My other background is in cognitive science–the science of thinking–and education. So rather than analyzing Eloisa James’ writing (which I find myself too busy enjoying to analyze), I find myself more piqued by observing Ms. Jame’s thought process.

Oh yes, Ms. James. You are my current lab mouse. MWAHAHAHA….

What I noticed, again and again, during Eloisa’s discussion of how she gets her ideas, how she researches and layers them together, pulling from inspiration in popular media, history, literature, and her own life, was how every book was a complex monument of the process of SYNTHESIS.

No educator can get away from Bloom’s Taxonomy and the higher levels of critical thinking that we’re supposed to push our students toward.
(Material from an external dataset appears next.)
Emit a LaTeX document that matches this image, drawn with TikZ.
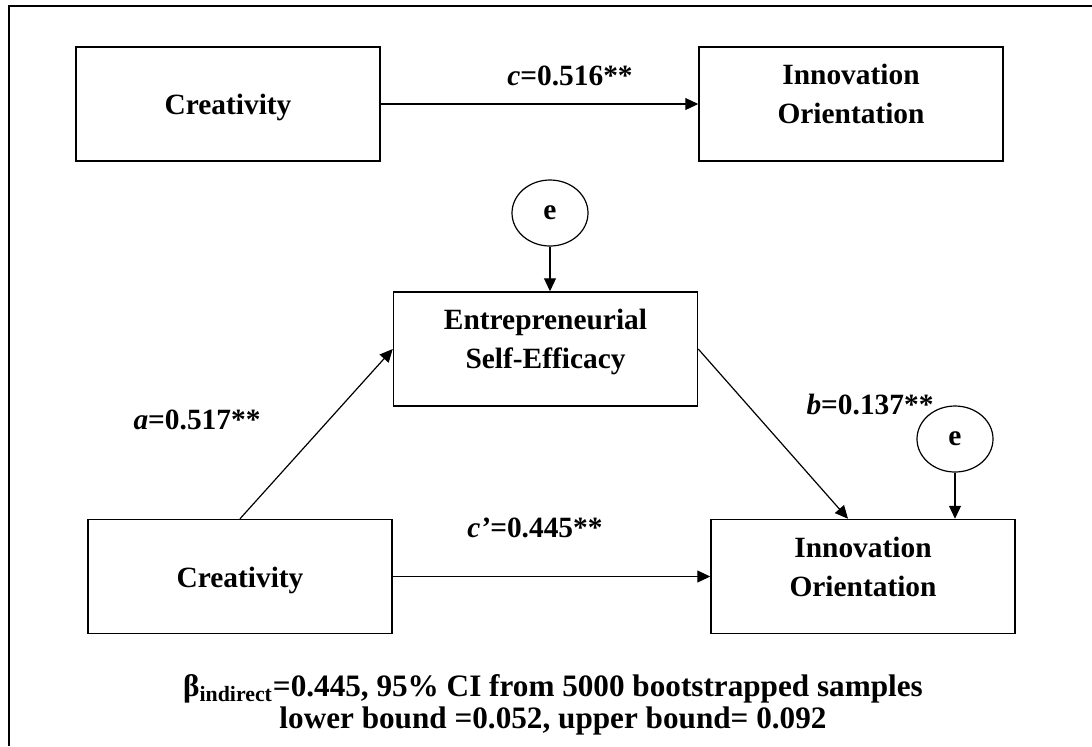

I’m using Wiki’s definition because it’s good enough and because it’s at hand:

Synthesis:

Compile information together in a different way by combining elements in a new pattern or proposing alternative solutions

  • Production of a unique communication
  • Production of a plan, or proposed set of operations
  • Derivation of a set of abstract relations

See? Fighting against genre expectations. Putting stories together in new and interesting ways from multiple sources. In her fairy tale books, she talks about going up against both expectations of romance as well the fairy tale. And then on top of that, she’s inspired by popular media: House MD, Desparate Housewives, Pirates of the Caribbean.

I think this reflection here is in a way an extension of one I had written earlier about trying to do more in short stories, not less: Romantic short stories: Say Something

So that’s my lesson learned for this week on what makes great writing great, what makes a piece of fiction unique to an author, and why so many people love Eloisa James. Off to read The Ugly Duchess!